Given the weak economy has resulted in a drop in demand for commodity shipments, Canadian Pacific Railway said it plans to cut another 1,000 jobs this year.
CEO Hunter Harrison made the announcement during a conference call with analysts on Thursday, after reporting fourth-quarter earnings that were strong, but still fell short of analyst forecasts.
“We feel with some productivity gains, there are probably 1,000 additional heads to come out, potentially in ’16,” Harrison said, noting the job cuts could begin by the middle of the second quarter.
It would impact employees across the company, including both unionized and management staff, but a spokesman noted job cuts would be handled through attrition, given more than 2,000 people leave the company annually.
“As market conditions improve over the longer term, we would look to bring back employees in order to meet market demand,” said CP spokesman Martin Cej said in an email.
Harrison took over the top job at the Calgary-based railway after a bitter proxy fight in 2012. He estimated that “6,000 to 7,000 jobs” have been eliminated to date, mostly through attrition. At the end of 2015, CP had about 13,000 employees.
Harrison also boasted that the promises made during the proxy fight have been achieved, including getting to an operating ratio of 65 per cent by 2016.
At the time, that target was widely questioned and considered too ambitious. Harrison noted CP’s operating ratio, an industry measure of efficiency, was even better at 59.8 per cent in 2015.
Executives including Keith Creel, president and chief operating officer, emphasized the company’s focus will be on controlling operating expenses and capital costs, because they can’t predict revenue growth, due to the economic slowdown.
At the same time, CP continues to push for a merger with Norfolk Southern railway, which operates in the eastern United States.

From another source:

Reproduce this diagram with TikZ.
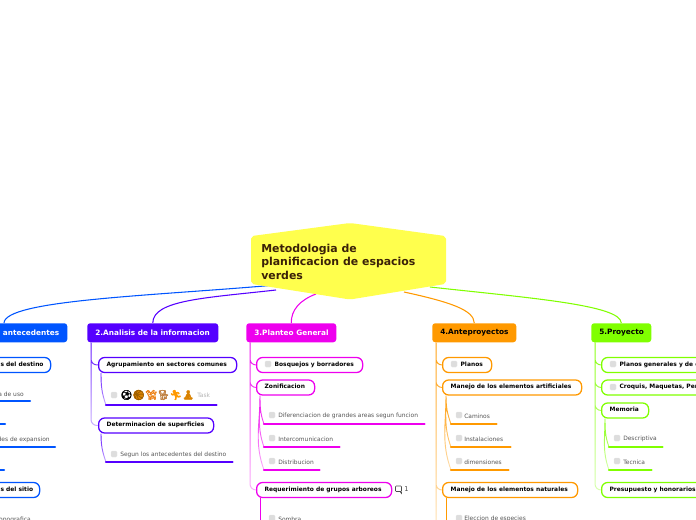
\documentclass[tikz,border=0pt]{standalone}
\usepackage{fontspec}
\setmainfont{DejaVu Sans}
\newfontfamily\emo[FakeBold=2.2]{Noto Emoji}
\newfontfamily\emolight[FakeBold=.8]{Noto Emoji}
\usetikzlibrary{fadings}
\definecolor{cblue}{HTML}{0055FF}
\definecolor{cpurple}{HTML}{5500FF}
\definecolor{cmag}{HTML}{EE00EE}
\definecolor{corange}{HTML}{FF9900}
\definecolor{cgreen}{HTML}{80FF00}
\definecolor{cyel}{HTML}{FFFF4D}
\definecolor{croot}{HTML}{3A2108}
\definecolor{cleaf}{HTML}{555555}
\definecolor{cchk}{HTML}{DDDDDD}
\tikzfading[name=conn fade, top color=transparent!5, bottom color=transparent!70]
\tikzset{
 x=.75pt,y=-.75pt,
 rootbox/.style={fill=cyel,draw=cyel,line width=1.5pt,line join=round},
 roottext/.style={inner sep=0,anchor=north west,align=left,text=croot,font=\fontsize{8.2pt}{10.1pt}\selectfont\bfseries},
 topbox/.style={rounded corners=2.2pt,inner sep=0,anchor=north west,minimum height=14.25pt,font=\fontsize{5.5pt}{6pt}\selectfont\bfseries},
 subbox/.style={draw=#1,line width=.95pt,fill=white,rounded corners=4.5pt,inner sep=0,anchor=west,minimum height=11.25pt,font=\fontsize{4.45pt}{6pt}\selectfont\bfseries,text height=3.1pt,text depth=1pt},
 chk/.style={fill=cchk,draw=cchk!70!white,line width=.2pt,rounded corners=.8pt,minimum size=4.5pt,inner sep=0},
 leaftext/.style={inner sep=0,anchor=west,text=cleaf,font=\fontsize{4.45pt}{6pt}\selectfont},
 under/.style={draw=#1,line width=1.7pt,line cap=round},
 branch/.style={draw=#1,line width=.75pt,rounded corners=4.5pt,path fading=conn fade,fit fading=true},
 twig/.style={draw=#1,line width=.7pt,path fading=conn fade,fit fading=true},
 rootlink/.style={draw=#1,line width=.8pt},
}
% name, x1, x2, y centre, left inset, text, colour
\newcommand\subn[7]{%
 \pgfmathsetmacro\mywd{(#3-(#2))*.75}%
 \pgfmathsetmacro\myin{#5*.75}%
 \node[subbox=#7,minimum width=\mywd pt] (#1) at (#2,#4) {\makebox[\mywd pt][l]{\hspace*{\myin pt}#6}};}
% name, x1, x2, y line, y text, text offset, text, colour
\newcommand\leafn[8]{%
 \pgfmathsetmacro\mywd{(#3-(#2))*.75}%
 \node[inner sep=0,minimum width=\mywd pt,minimum height=2pt,anchor=south west] (#1) at (#2,#4) {};
 \draw[under=#8] (#1.south west) -- (#1.south east);
 \node[chk] (#1c) at (#2+8,#5) {};
 \node[leaftext] (#1t) at (#2+#6,#5+1) {#7};}
\begin{document}
\begin{tikzpicture}
\useasboundingbox (0,0) rectangle (696,520);
\clip (0,0) rectangle (696,520);
% top boxes
\node[topbox,fill=cblue,text=white,minimum width=95.25pt] (t1) at (-60,323) {\makebox[95.25pt][l]{\raisebox{-.5pt}{\hspace*{47pt}antecedentes}}};
\node[topbox,fill=cpurple,text=white,minimum width=98.25pt] (t2) at (87,323) {\makebox[98.25pt][l]{\raisebox{-.5pt}{\hspace*{6pt}2.Analisis de la informacion}}};
\node[topbox,fill=cmag,text=white,minimum width=67.5pt] (t3) at (246,323) {\makebox[67.5pt][l]{\raisebox{-.5pt}{\hspace*{6pt}3.Planteo General}}};
\node[topbox,fill=corange,text=black,minimum width=63pt] (t4) at (432,323) {\makebox[63pt][l]{\raisebox{-.5pt}{\hspace*{6pt}4.Anteproyectos}}};
\node[topbox,fill=cgreen,text=black,minimum width=45pt] (t5) at (591,323) {\makebox[45pt][l]{\raisebox{-.5pt}{\hspace*{6pt}5.Proyecto}}};
% root shape position
\coordinate (rl) at (276,285);
\coordinate (rp) at (276,290);
\coordinate (rm) at (316,294);
\coordinate (ro) at (404,292);
\coordinate (rg) at (430,287);
\draw[rootlink=cblue] (rl) .. controls (150,296) and (5,300) .. ([xshift=48pt]t1.north west);
\draw[rootlink=cpurple] (rp) .. controls (205,298) and (153,300) .. (t2.north);
\draw[rootlink=cmag] (rm) .. controls (300,300) and (291,310) .. (t3.north);
\draw[rootlink=corange] (ro) .. controls (450,302) and (474,310) .. (t4.north);
\draw[rootlink=cgreen] (rg) .. controls (530,298) and (621,305) .. (t5.north);
\path[rootbox,rounded corners=1.5pt] (252,237) -- (350,224) -- (445,237) -- (445,283) -- (350,298.5) -- (252,283) -- cycle;
\node[roottext] (root) at (261,243.5) {Metodologia de\\planificacion de espacios\\verdes};
% column 1 (cut by the left edge)
\subn{a1}{-60}{50}{365}{60}{\hfill s del destino\hspace*{8pt}}{cblue}
\subn{a2}{-60}{39}{490}{60}{\hfill s del sitio\hspace*{8pt}}{cblue}
\node[leaftext,anchor=east] (a1t) at (24,394) {a de uso};
\node[inner sep=0,minimum width=60pt,minimum height=2pt,anchor=south east] (a1l) at (30,401) {};
\draw[under=cblue] (a1l.south west) -- (a1l.south east);
\node[inner sep=0,minimum width=60pt,minimum height=2pt,anchor=south east] (a2l) at (5,424) {};
\draw[under=cblue] (a2l.south west) -- (a2l.south east);
\node[leaftext,anchor=east] (a3t) at (50,440) {des de expansion};
\node[inner sep=0,minimum width=60pt,minimum height=2pt,anchor=south east] (a3l) at (55,447) {};
\draw[under=cblue] (a3l.south west) -- (a3l.south east);
\node[inner sep=0,minimum width=60pt,minimum height=2pt,anchor=south east] (a4l) at (4,470) {};
\draw[under=cblue] (a4l.south west) -- (a4l.south east);
\node[leaftext,anchor=east] (a5t) at (31,520) {opografica};
% column 2
\subn{b1}{98}{236}{365}{8}{Agrupamiento en sectores comunes}{cpurple}
\subn{b2}{98}{213}{425.5}{8}{Determinacion de superficies}{cpurple}
\draw[branch=cpurple] ([xshift=3pt]t2.south west) |- (b1.west) ([xshift=3pt]t2.south west) |- (b2.west);
\leafn{b3}{106}{216}{405}{395}{14}{}{cpurple}
\node[circle,fill=corange!85!black,inner sep=0,minimum size=8pt] (basket) at (138.5,395) {};
\node[inner sep=0,anchor=west,font=\fontsize{7.3pt}{9pt}\selectfont] (emo) at (120,395) {\textcolor{black}{\emolight ⚽}\textcolor{corange!60!black}{\emolight 🏀}\textcolor{orange!70!brown}{\emo 🦮}\textcolor{brown}{\emo 🐕}\textcolor{corange}{\emo 🏃}\textcolor{corange!85!black}{\emo 🧘}};
\node[leaftext,text=black!30] (task) at (197,395) {Task};
\leafn{b4}{106}{232}{462}{454}{14}{Segun los antecedentes del destino}{cpurple}
\draw[twig=cpurple] ([xshift=2.25pt]b1.south west) to[out=-90,in=110] (b3.south west);
\draw[twig=cpurple] ([xshift=2.25pt]b2.south west) to[out=-90,in=110] (b4.south west);
% column 3
\subn{c1}{256}{362}{365}{18}{Bosquejos y borradores}{cmag}
\subn{c2}{256}{314}{387.5}{8}{Zonificacion}{cmag}
\subn{c3}{256}{391}{490}{8}{Requerimiento de grupos arboreos}{cmag}
\node[chk] (c1c) at (268,364) {};
\draw[branch=cmag] ([xshift=3pt]t3.south west) |- (c1.west) ([xshift=3pt]t3.south west) |- (c2.west) ([xshift=3pt]t3.south west) |- (c3.west);
\leafn{c4}{264}{424}{424}{415}{14}{Diferenciacion de grandes areas segun funcion}{cmag}
\leafn{c5}{264}{339}{447}{438}{14}{Intercomunicacion}{cmag}
\leafn{c6}{264}{319}{470}{461}{14}{Distribucion}{cmag}
\draw[twig=cmag] ([xshift=3pt]c2.south west) to[out=-90,in=110] (c4.south west) ([xshift=3pt]c2.south west) to[out=-90,in=110] (c5.south west) ([xshift=3pt]c2.south west) to[out=-90,in=110] (c6.south west);
\node[chk] (c7c) at (272,518) {};
\node[leaftext] (c7t) at (278,519) {Sombra};
\draw[draw=cmag,line width=.7pt] ([xshift=3pt]c3.south west) -- (260,520);
\node[inner sep=0,font=\fontsize{5pt}{6pt}\selectfont,text=black!70,anchor=west] (c3n) at (404,489.5) {1};
\draw[black!70,line width=.4pt,rounded corners=.5pt] (395.5,486) rectangle (401.5,491.5);
\draw[black!70,line width=.4pt] (400,491.5) -- (401.5,493.5) -- (401.5,491.5);
% column 4
\subn{d1}{442}{491}{365}{18}{Planos}{corange}
\subn{d2}{442}{581}{387.5}{8}{Manejo de los elementos artificiales}{corange}
\subn{d3}{442}{577}{490}{8}{Manejo de los elementos naturales}{corange}
\node[chk] (d1c) at (454,364) {};
\coordinate (d0) at (436,520);
\draw[branch=corange] ([xshift=3pt]t4.south west) |- (d1.west) ([xshift=3pt]t4.south west) |- (d2.west) ([xshift=3pt]t4.south west) |- (d3.west) ([xshift=3pt]t4.south west) -- (d0);
\leafn{d4}{451}{496}{424}{415}{13}{Caminos}{corange}
\leafn{d5}{451}{510}{447}{438}{13}{Instalaciones}{corange}
\leafn{d6}{451}{508}{470}{461}{13}{dimensiones}{corange}
\draw[twig=corange] ([xshift=3pt]d2.south west) to[out=-90,in=110] (d4.south west) ([xshift=3pt]d2.south west) to[out=-90,in=110] (d5.south west) ([xshift=3pt]d2.south west) to[out=-90,in=110] (d6.south west);
\node[chk] (d7c) at (459,518) {};
\node[leaftext] (d7t) at (464,519) {Eleccion de especies};
\draw[draw=corange,line width=.7pt] ([xshift=3pt]d3.south west) -- (446,520);
% column 5
\subn{e1}{601}{760}{365}{18}{Planos generales y de detalle}{cgreen}
\subn{e2}{601}{760}{387.5}{18}{Croquis, Maquetas, Perspectivas}{cgreen}
\subn{e3}{601}{648}{410.5}{8}{Memoria}{cgreen}
\subn{e4}{601}{760}{490}{8}{Presupuesto y honorarios}{cgreen}
\node[chk] (e1c) at (613,364) {};
\node[chk] (e2c) at (613,387) {};
\draw[branch=cgreen] ([xshift=3pt]t5.south west) |- (e1.west) ([xshift=3pt]t5.south west) |- (e2.west) ([xshift=3pt]t5.south west) |- (e3.west) ([xshift=3pt]t5.south west) |- (e4.west);
\leafn{e5}{609}{662}{447}{438}{14}{Descriptiva}{cgreen}
\leafn{e6}{609}{651}{470}{461}{14}{Tecnica}{cgreen}
\draw[twig=cgreen] ([xshift=3pt]e3.south west) to[out=-90,in=110] (e5.south west) ([xshift=3pt]e3.south west) to[out=-90,in=110] (e6.south west);
\end{tikzpicture}
\end{document}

But Norfolk Southern has rebuffed a takeover, even though CP has sweetened its offer, first extended last November.
CP has argued that rail mergers are needed in order to ease rail congestion, especially around Chicago, where freight trains can get stuck for 30 hours, and move goods more efficiently across the United States.
CP’s earlier attempt for a merger with Florida-based CSX was abandoned in 2014.
Rival rail CEOs have charged a merger between CP and Norfolk Southern would limit competition and hike prices. A merger would also face the hurdle of winning U.S. government approval.
Earlier this week, CP took the unusual step of asking the U.S. Department of Justice to look into whether top executives at railways such as CSX and Union Pacific were working together to thwart CP’s bid.
Several have openly said that they don’t support a CP-Norfolk Southern merger.
Questions have arisen about whether the U.S. Surface Transportation Board would approve such a merger, which has already been publicly opposed by some U.S. members of Congress.
Harrison alluded to political influence when he suggested that CP is waging an uphill battle, facing a stacked deck.
“If somebody has an ace up their sleeve, and they’re not playing by the rules, then we understand that,” he said. “We would have to adjust accordingly.”
CP has not said whether it would then launch a proxy battle with Norfolk Southern, which reports earnings next week.
One analyst, however, pointed out that given CP’s stock price has been dropping as other railroads are falling, would CP consider dropping its bid.
CP’s shares in Toronto closed at $149.84 on Thursday, way down from a high last March of $245.05.
Harrison conceded that CP is reviewing its plans – and it could decide to abandon the merger, and pursue an aggressive stock buyback plan to boost the price.
“We could just run the railroad. It has worked well for us, and life goes on,” he said.